On Dec. 18 at the Great American Music Hall, Thee Oh Sees and Ty Segall perform to benefit the San Francisco Coalition on Homelessness. The sold-out event also sports a coat drive. Imagine all the garage-rockers shedding the denim jackets worn over their hoodies.
Shell out for charity and you're entitled to a free event. The clothing store RVCA on Haight Street provides one called "Locals Only" on Friday, Dec. 18. It probably draws more transplants than native San Franciscans, but that's another thinkpiece. The apparel company's cunning event coordinators devised a surefire way to ensure a bountiful showing from their target demographic: feature 50 visual artists and three bands for free. Fifty artists, 50 of their friends moonlighting as art handlers, and the skateboarding entourage of performers Mane and Scraper and countless Hidden Agenda devotees will likely mean an environment better for rock than art appreciation. Still, the best parties usually come in the guise of spectacular interdisciplinary extravaganzas like "Locals Only." Don't snake my wave!
Local metal duo Wreck & Reference boasts a drummer (wreckage) and a vocalist who triggers riffs and noise on a sampler strapped across his chest (referential machinery.) It lacks everything I consider precious about the inimitable feel of musicians playing together live, but overcomes the lack of intuitive groove with serrated vocals and a very severe stage presence.
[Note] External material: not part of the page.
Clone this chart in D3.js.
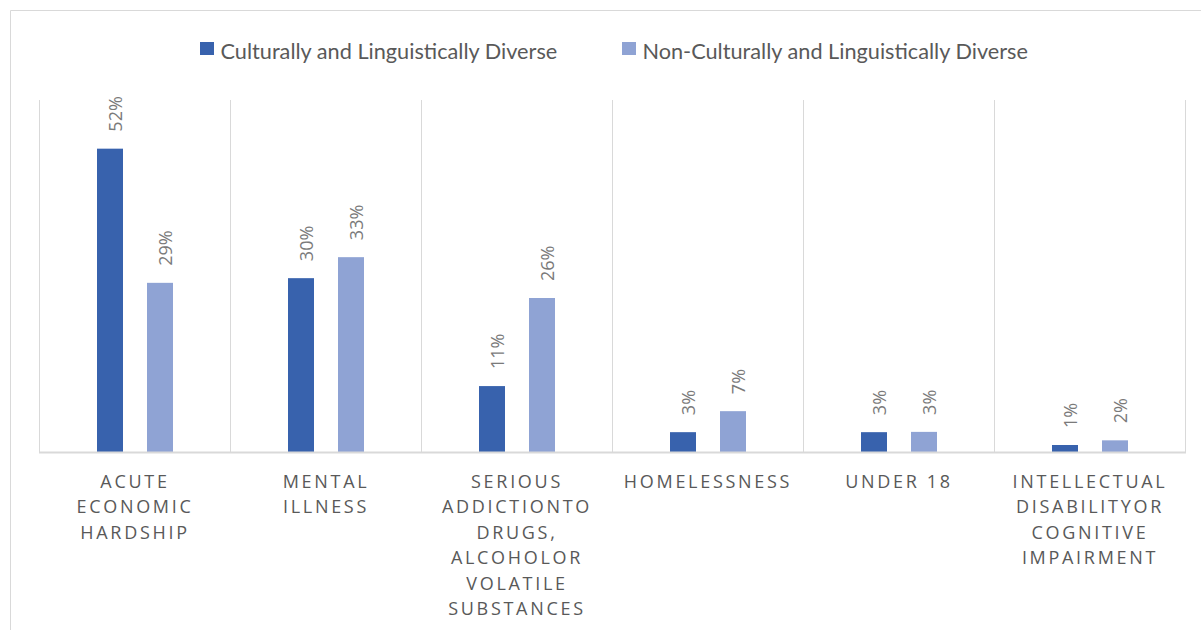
<!DOCTYPE html>
<html><head><meta charset="utf-8">
<script src="https://cdn.jsdelivr.net/npm/d3@7"></script>
<style>body{margin:0;background:#fff;}svg{display:block;}</style>
</head><body>
<svg id="chart" width="1201" height="630"></svg>
<script>
const categories = ["Acute economic hardship","Mental illness","Serious addiction to drugs, alcohol or volatile substances","Homelessness","Under 18","Intellectual disability or cognitive impairment"];
const categoryLines = [
  ["ACUTE","ECONOMIC","HARDSHIP"],
  ["MENTAL","ILLNESS"],
  ["SERIOUS","ADDICTIONTO","DRUGS,","ALCOHOLOR","VOLATILE","SUBSTANCES"],
  ["HOMELESSNESS"],
  ["UNDER 18"],
  ["INTELLECTUAL","DISABILITYOR","COGNITIVE","IMPAIRMENT"]
];
const seriesNames = ["Culturally and Linguistically Diverse","Non-Culturally and Linguistically Diverse"];
const caldValues = [52, 29.8, 11.3, 3.4, 3.4, 1.2];
const nonCaldValues = [29, 33.4, 26.4, 7, 3.45, 2];
const colors = ["#3862ad", "#8fa3d4"];

(function(){
const svg = d3.select("#chart");
const W = 1201, H = 630;
const pLeft = 39, pRight = 1185, base = 452, pTop = 102;

// frame
svg.append("path").attr("d", `M10.5,${H} V10.5 H${W}`).attr("fill","none").attr("stroke","#d9d9d9").attr("stroke-width",1);

const x0 = d3.scaleBand().domain(categories).range([pLeft, pRight]).padding(0);
const x1 = d3.scaleBand().domain(seriesNames).range([58, 134]).paddingInner(0.48).paddingOuter(0);
const y = d3.scaleLinear().domain([0, 60]).range([base, pTop]);

// separators
const seps = categories.map(c => x0(c)).concat([pRight]);
svg.append("g").selectAll("line").data(seps).join("line")
  .attr("x1", d => Math.round(d)+0.5).attr("x2", d => Math.round(d)+0.5)
  .attr("y1", 100).attr("y2", base)
  .attr("stroke", "#d9d9d9").attr("stroke-width", 1);

// bars
const data = categories.map((c, i) => ({c, vals: [caldValues[i], nonCaldValues[i]]}));
const g = svg.append("g");
const groups = g.selectAll("g").data(data).join("g").attr("transform", d => `translate(${x0(d.c)},0)`);
groups.selectAll("rect").data(d => d.vals.map((v, j) => ({v, s: seriesNames[j], j})))
  .join("rect")
  .attr("x", d => x1(d.s)).attr("width", x1.bandwidth())
  .attr("y", d => y(d.v)).attr("height", d => base - y(d.v))
  .attr("fill", d => colors[d.j]);
groups.selectAll("text").data(d => d.vals.map((v, j) => ({v, s: seriesNames[j], j})))
  .join("text")
  .attr("transform", d => `translate(${x1(d.s) + x1.bandwidth()/2 + 11.5},${y(d.v) - 17}) rotate(-90)`)
  .attr("text-anchor", "start")
  .attr("font-family", "Open Sans, sans-serif").attr("font-size", 18)
  .attr("fill", "#7a7a7a")
  .text(d => Math.round(d.v) + "%");

// baseline
svg.append("line").attr("x1", pLeft).attr("x2", pRight+1).attr("y1", base+0.5).attr("y2", base+0.5)
  .attr("stroke", "#d9d9d9").attr("stroke-width", 2);

// category labels
const lab = svg.append("g");
categories.forEach((c, i) => {
  const cx = x0(c) + x0.bandwidth()/2 + 0.5;
  lab.append("text")
    .attr("font-family", "Open Sans, sans-serif").attr("font-size", 18)
    .attr("letter-spacing", "2.7px").attr("fill", "#595959").attr("text-anchor", "middle")
    .selectAll("tspan").data(categoryLines[i]).join("tspan")
    .attr("x", cx).attr("y", (d, k) => 488 + k*25.4)
    .text(d => d);
});

// legend
const legendX = [200, 622];
const lg = svg.append("g");
seriesNames.forEach((s, i) => {
  lg.append("rect").attr("x", legendX[i]).attr("y", 42).attr("width", 14).attr("height", 13).attr("fill", colors[i]);
  lg.append("text").attr("x", legendX[i] + 20.5).attr("y", 59)
    .attr("font-family", "Lato, sans-serif").attr("font-size", 21.7).attr("fill", "#595959")
    .text(s);
});
})();
</script>
</body></html>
It's menacing and assaultive, but demystifying the process a bit reveals the performance: The frontman extracts blistering intensity from his spartan digital sampler setup, using violent motions even though light taps would coax the same sound. That's called showmanship. Wreck & Reference performs Sunday, Dec. 22, at the Hemlock.
Seasoned punk-gone-Elvis-impersonator El Vez treats classic rock covers to subversive humor in an eccentric song, dance, and costume change routine. El Vez's energetic revue gargles disparate references and spits up the strange mixture in an enthralling performance that provokes questions like, "Is the joke on me?" "Was that the 'Maggie May' riff set to a pro-Zapatista tune?" "Where's the boundary between rock 'n' roll and theater, and have we crossed it yet?" But the show moves too quickly to dwell on such perplexing postmodern conundrums. Show up to the Elbo Room on Friday, Dec. 20, listen closely, and enjoy.